Pemkot: Palu tidak memiliki daya dukung eksploitasi pertambangan

id Tambang, galian C, Palu, libuntodea

Pemkot:  Palu tidak memiliki daya dukung eksploitasi pertambangan

Dialog pertambangan mengusung tema 'Masa depan pertambangan galian C dan ancamannya' melalui virtual yang difasilitasi Badan Perencanaan dan Pembangunan Daerah (Bappeda) Kota Palu, Sulawesi Tengah, Selasa (10/11/2020) malam. ANTARA/Tangkap layar/Moh Ridwan

Palu (ANTARA) -
Dinas Penataan Ruang dan Pertanahan Kota Palu mengatakan bahwa daerah itu tidak memiliki daya dukung eksploitasi pertambangan mengingat wilayahnya yang cukup rawan terhadap bencana alam sekaligus berada di perkotaan.

"Dari aspek penataan ruang, Pemkot Palu berpedoman pada Peraturan Daerah tentang Rencana Tata Ruang Wilayah (RTRW). Kami juga menemukan sejumlah perusahaan dari sisi Wilayah Izin Usaha Pertambangan tumpang tindih," kata Kepala Dinas Penataan Ruang dan Pertanahan Kota Palu Moh Rizal dalam sebuah forum diskusi virtul pertambangan Galian C, di Palu, Selasa.

Palu tidak tepat dijadikan sebagai daerah eksploitasi pertambangan bebatuan, karena berada dalam wilayah perkotaan, di samping itu dampak yang ditimbulkan dari aktivitas galian juga memberikan ancaman serius terhadap kelangsungan ekologi.

Sejauh ini Pemkot Palu telah menolak tiga permohonan perpanjangan izin dan tidak memproses lima permintaan perpanjangan izin kegiatan pertambangan galian C, karena pemerintah menilai kegiatan produksi dilakukan sejumlah perusahaan ketidaksesuaian ruang.

Berdasarkan Perda Kota Palu Nomor 16 tahun 2011 tentang RTRW, kawasan-kawasan tertentu di Kecamatan Ulujadi merupakan kawasan lindung dan kawasan Ruang Terbuka Hijau (RTH).

"Akan tetapi sejumlah perusahaan yang sempat berdiskusi dengan kami, mereka juga memegang Surat Keputusan Menteri Lingkungan Hidup dan Kehutanan tentang perubahan kawasan lindung menjadi kawasan tidak lindung," ujar Rizal.
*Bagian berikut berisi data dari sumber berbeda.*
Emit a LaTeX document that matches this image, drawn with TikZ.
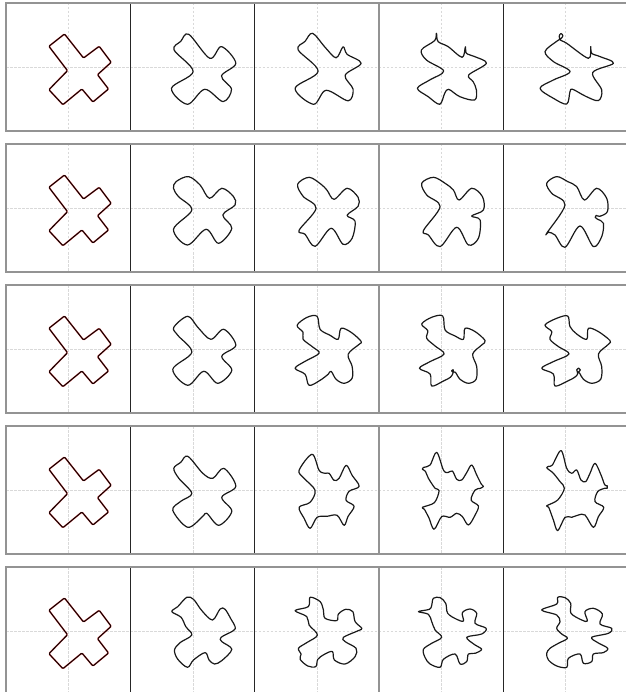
\documentclass[tikz,border=0pt]{standalone}
\begin{document}
\begin{tikzpicture}[x=1pt,y=-1pt,
  crosshair/.style={gray!30, line width=0.5pt, dash pattern=on 2.5pt off 1.5pt},
  frameline/.style={gray!85, line width=1.5pt},
  divider/.style={black!85, line width=0.8pt},
  curve/.style={black!90, line width=1.2pt, line join=round},
  target/.style={red!50, line width=1.6pt, line join=round},
  initial/.style={black!92!red, line width=1.1pt, line join=round}]
\useasboundingbox (0,0) rectangle (625,692);
\fill[white] (0,0) rectangle (625,692);
% frames and crosshairs
\foreach \r in {0,...,4} {
  \pgfmathsetmacro{\ytop}{3+141*\r}
  \pgfmathsetmacro{\ybot}{131+141*\r}
  \pgfmathsetmacro{\ymid}{67.3+141*\r}
  \foreach \c in {0,...,4} {
    \pgfmathsetmacro{\xm}{68.5+124.3*\c}
    \pgfmathsetmacro{\xl}{6+124.3*\c}
    \pgfmathsetmacro{\xr}{130.3+124.3*\c}
    \draw[crosshair] (\xm,\ytop) -- (\xm,\ybot);
    \draw[crosshair] (\xl,\ymid) -- (\xr,\ymid);
  }
  \foreach \x in {130.3,254.6,503.2} {\draw[divider] (\x,\ytop) -- (\x,\ybot);}
  \draw[frameline] (378.9,\ytop) -- (378.9,\ybot);
  \draw[frameline] (630,\ytop) -- (6,\ytop) -- (6,\ybot) -- (630,\ybot);
}
\newcommand\cvpanel[3]{%
  \begin{scope}[shift={({68.5+124.3*#2},{67.3+141*#1})}]
    \draw[curve] plot[smooth cycle, tension=0.55] coordinates {#3};
  \end{scope}}
% column 1: the cross
\foreach \r in {0,...,4} {
  \begin{scope}[shift={(68.5,{67.3+141*\r})}]
    \draw[target, rounded corners=1pt] (-4,-33.3) -- (-19.6,-21) -- (-1,3.4) -- (-19.6,22.4) -- (-5.6,37.4) -- (13.4,21.7) -- (24.4,34.7) -- (40,21.7) -- (29,7.4) -- (42.7,-5) -- (30.7,-21) -- (15,-9.3) -- cycle;
    \draw[initial, rounded corners=1pt] (-4,-33.3) -- (-19.6,-21) -- (-1,3.4) -- (-19.6,22.4) -- (-5.6,37.4) -- (13.4,21.7) -- (24.4,34.7) -- (40,21.7) -- (29,7.4) -- (42.7,-5) -- (30.7,-21) -- (15,-9.3) -- cycle;
  \end{scope}
}
% row 1
\cvpanel{0}{1}{(-4,-33) (-12,-26) (-18.7,-17.3) (0.3,4.3) (-21.3,21) (-5.3,37) (12,22) (30.3,34.3) (38.7,22) (28.7,8.7) (43,-4) (28.7,-20.7) (17,-9)}
\cvpanel{0}{2}{(-4.5,-34) (-12,-26) (-19,-17.5) (1,4) (-22,21) (-3.5,37) (9,23) (31,33.5) (36,22) (28,8) (44,-4) (30,-13) (26,-20.5) (19,-9.5) (8,-20)}
\cvpanel{0}{3}{(-5,-34) (-6.7,-26.7) (-20,-17.3) (-15,-7.3) (2.3,3.7) (-11.7,12.7) (-24,21) (-13.3,29.3) (-1.7,37) (3.3,26) (7.3,22) (18.3,29.3) (33.3,32.7) (35,22.7) (31.7,14.3) (27.3,7.7) (45,-4) (33.3,-10.7) (25,-14) (24,-20.5) (20.7,-10) (6.7,-20.7) (-3.3,-25.7)}
\cvpanel{0}{4}{(-5,-27) (-6.5,-31) (-4.8,-33.8) (-2.8,-31.5) (-5,-28.5) (-9,-26) (-20.7,-15.7) (-12.3,-5.7) (4.3,4.3) (-12.3,12.7) (-25.7,21) (-12.3,31) (1,36.7) (4.3,24.3) (7,22) (20,29) (32.7,33.3) (36,22.7) (27,5.3) (47.7,-4) (34.3,-10.7) (26,-14) (25,-20.7) (22.7,-9) (1,-24)}
% row 2
\cvpanel{1}{1}{(-4.3,-31.7) (-16.7,-26.7) (-19.3,-20) (-14.3,-11.7) (-1,1.7) (-19.3,21) (-5.3,36.7) (13.3,21) (25.7,35) (39,20) (30,6.7) (42.3,-3.3) (40.7,-11.7) (29,-20) (16.7,-10) (7.3,-23.3)}
\cvpanel{1}{2}{(-19.5,-24) (-8,-31) (4,-24) (10,-18) (17,-9) (30,-20) (41,-11) (41,-2) (30,7) (38,13) (35,30) (26,36) (14,20) (-2,38) (-12,26) (-18,22) (-1,0) (-14,-12)}
\cvpanel{1}{3}{(-19.7,-25) (-8,-31) (3.7,-25) (12,-18.3) (17.7,-8.3) (30.3,-20) (41,-11.7) (42,1.7) (30.3,7.7) (38.7,11.7) (37,30) (27,36.7) (15.3,19) (-1.3,38.3) (-13,26.7) (-18,22.3) (-1.3,-1.7) (-14.7,-13.3)}
\cvpanel{1}{4}{(-19,-25) (-9,-31.7) (2,-26.7) (11,-21.7) (18.7,-8.3) (31,-20) (41,-10) (41.7,3.3) (34,8) (30.5,7) (29.5,9) (32,11) (37.7,15) (36,28.3) (27.7,38.3) (14.3,17.7) (-0.7,39) (-10.7,26.7) (-17,24) (-19,25) (-0.7,-3.3) (-14,-15)}
% row 3
\cvpanel{2}{1}{(-5,-33) (-19,-22) (-15,-14) (-1,3) (-20,20) (-5,36) (11,22) (25,34) (39,21) (29,7) (43,-4) (31,-20) (18,-10) (5,-22)}
\cvpanel{2}{2}{(0,-33) (-10,-32) (-20,-24) (-14,-17) (-14,-10) (-4,-2) (2,4) (-12,12) (-22,19) (-12,25) (-8,36) (3,31) (11,25) (14,22) (19,30) (27,34) (35,29) (35,17) (31,5) (42,-5) (44,-8) (34,-17) (24,-21) (21,-10) (13,-14) (3,-20)}
\cvpanel{2}{3}{(1.3,-33.3) (-9.7,-32) (-19.7,-25.3) (-13.7,-18.7) (-14.7,-11) (-6.3,-3.3) (2.7,4.7) (-11.3,12.3) (-22,19) (-11.3,24.7) (-9.7,36.7) (2,31.7) (9,28) (11.5,24) (11.8,20.5) (10.2,21.5) (11.5,23) (14,23) (18.7,30) (27,34) (34.7,30) (35.3,17.3) (31.3,4.7) (40.3,-4.3) (43.7,-8.7) (33.7,-17.7) (23.7,-21) (22,-10) (13.7,-13.3) (3.7,-19.3)}
\cvpanel{2}{4}{(2,-33.3) (-9,-31) (-20.7,-24.3) (-14,-17.7) (-15.7,-10) (-7.3,-2.7) (3.3,4.7) (-12.3,12.3) (-24,19) (-12.3,24.7) (-10.7,36.7) (2,31.7) (9,28) (12,24.5) (11,20.5) (12.8,18.8) (14.6,20.6) (13,22.8) (11.5,22) (14,24) (17.7,30) (26,34) (35,30) (36,17.3) (32.7,4.7) (42.7,-5) (44.3,-8.7) (32.7,-17.7) (22.7,-21) (21,-10) (11,-15.3) (4.3,-22.7)}
% row 4
\cvpanel{3}{1}{(-5,-34) (-12,-28) (-19,-22) (-14,-12) (-1,3) (-12,11) (-20,20) (-5,37) (10,26) (14,23) (26,35) (39,21) (29,7) (43,-4) (31,-22) (20,-12) (10,-17)}
\cvpanel{3}{2}{(-5,-36) (2,-20) (8,-17) (12,-17) (17,-10) (22,-12) (29,-25) (35,-15) (42,-4) (32,1) (29,10) (37,16) (31,26) (27,35) (20,25) (10,26) (0,27) (-7,38) (-13,28) (-18,17) (-7,12) (-2,0) (-13,-12) (-18,-20)}
\cvpanel{3}{3}{(-4.7,-38) (2,-20.3) (6.3,-17.7) (11,-19.3) (15.3,-11) (20.3,-10.3) (25.3,-17.7) (30.3,-25.3) (35.3,-15.3) (40,-6) (42,-4) (39,-2) (33.7,-0.3) (29.7,9.7) (37,15.7) (33.7,24.7) (27,34.7) (21,26.3) (15.3,23) (8.7,27) (0.3,26.3) (-7.3,39) (-12.3,28) (-17,19) (-19,17) (-7,12.3) (-2.3,0.3) (-6.3,-2) (-13,-12) (-16,-19) (-19,-21) (-17.5,-23) (-11.3,-25.3)}
\cvpanel{3}{4}{(-4.7,-39.7) (1,-22) (6,-17) (11,-20.3) (15.3,-10.3) (20,-8.7) (24.3,-17) (29.3,-27) (35.3,-15.3) (39,-5.5) (41.5,-4.5) (41.5,-2) (39,-2) (32,1.3) (29.3,11.3) (38,17) (32.7,26.3) (27.7,37) (19.3,24.7) (12.7,24.7) (6,27) (-0.7,27) (-8,40.3) (-12.3,29.7) (-17,17) (-19,15.5) (-8,9.7) (-1.3,-2) (-5.7,-8.7) (-12.3,-17) (-16,-20) (-19,-22.5) (-17,-24) (-13.3,-25.3)}
% row 5
\cvpanel{4}{1}{(-6,-34) (-15,-24.7) (-21,-19.7) (-11.7,-14) (-7,-4.7) (-1,3.7) (-12.7,11.3) (-18.3,18.7) (-15,28) (-5.3,36) (0.7,28.7) (12.3,21.3) (16.3,28.7) (21.7,32.7) (29,29.3) (39,18) (29,10.3) (28.3,6) (40.7,-0.7) (42.3,-4.7) (38.3,-12) (32.3,-22) (27.3,-22.3) (19.7,-11.3) (9,-20.7) (0.7,-32)}
\cvpanel{4}{2}{(-7,-34) (-8.7,-24.7) (-22,-20.7) (-10.3,-14.7) (-8,-6.3) (0.3,3.7) (-10.3,11.3) (-18.7,17) (-16,22.7) (-17,28) (-9.3,34.7) (-1.3,35.3) (0.7,28) (7.3,23) (15.3,20.3) (17.3,28.7) (28,32.7) (38,25.3) (39,17) (28,10.3) (26.3,6) (41.3,-0.7) (44.7,-3) (38,-9.7) (35.7,-19.7) (28.7,-22) (21.3,-17.3) (19.7,-10.7) (8,-13) (6.3,-21.3) (3,-29.7)}
\cvpanel{4}{3}{(-23,-19.7) (-12,-22) (-9.7,-26) (-8,-33) (-1.3,-33.7) (4.3,-28) (6.3,-18) (15.3,-12) (22,-10.3) (21,-18.7) (28.7,-22.3) (35.3,-18) (33.7,-8) (44.7,-3) (40.3,2.7) (25.3,6) (33.7,13.7) (40.3,18) (33.7,22) (27,22.7) (25.3,30.3) (18.7,32.7) (13.7,22.7) (2,28) (-1.3,36) (-11.3,32.7) (-16.3,26.3) (-18,18) (-9.7,12) (0.3,6) (-6.3,-1.3) (-9.7,-9.7) (-13,-17)}
\cvpanel{4}{4}{(-24,-21.3) (-9,-27.3) (-8,-34) (-0.7,-33.7) (5,-28) (5.3,-18) (16,-11.3) (21.7,-10.3) (19.3,-19.7) (27.7,-23) (36.7,-17.3) (34.3,-7.3) (46,-3) (42.7,2) (26,6) (32,11.3) (42,17) (37.7,21.3) (27.7,22.7) (26,30.3) (17.7,32) (14.3,22.7) (2.7,27) (1,36) (-9,34.7) (-17.3,28.7) (-19,22) (-15.7,17) (-7.3,12) (1.7,7) (-4,2.7) (-9,-3) (-5.7,-9.7) (-9,-16.3)}
\end{tikzpicture}
\end{document}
Ketua Jaringan Advokasi Tambang (Jatam) Sulteng Moh Taufik mengatakan, kegiatan pertambangan galian C di ibu kota Sulteng banyak menimbulkan persoalan, dan pemerintah setempat harus iku terlibat melakukan pengawasan terhadap proses produksi dan perizinan, meskipun kewenangan sudah melekat di Pemerintah Pusat.

Dari sejumlah temuan Jatam, salah satunya yakni menyangkut pembangunan terminal kapal tongkang yang tidak memiliki izin.

"Palu di kepung sekitar 39 izin pertambangan galian C yang semuanya berlokasi di Kecamatan Ulujadi," ucup Taufik.

Praktisi Tambang Lukman S Thahir mejelaskan, perlu intervensi pemerintah daerah khususnya dalam menertibkan pengangkutan material yang justru dapat membahayakan pengguna jalan karena melintasi jalan poros menuju terminal Kapal Tongkang.

Palu tidak memiliki daya dukung eksploitasi pertambangan sesungguhnya tidak seperti demikian.

"Potensi alam kita sangat banyak, salah satu dari aspek pertambangan. Akan tetapi masalah timbul biasanya dari segi pengelolaan, sehingga sering terjadi kesenjangan. Olehnya perusahaan juga wajib berkontribusi kepada penduduk setempat melalui dana tanggung jawab sosial, termasuk kontribusi terhadap daerah," ujarnya.

Dialog yang difasilitasi Badan Perencanaan dan Pembangunan Daerah (Bappeda) Palu mengusung tema 'Masa depan pertambangan galian C dan ancamannya'.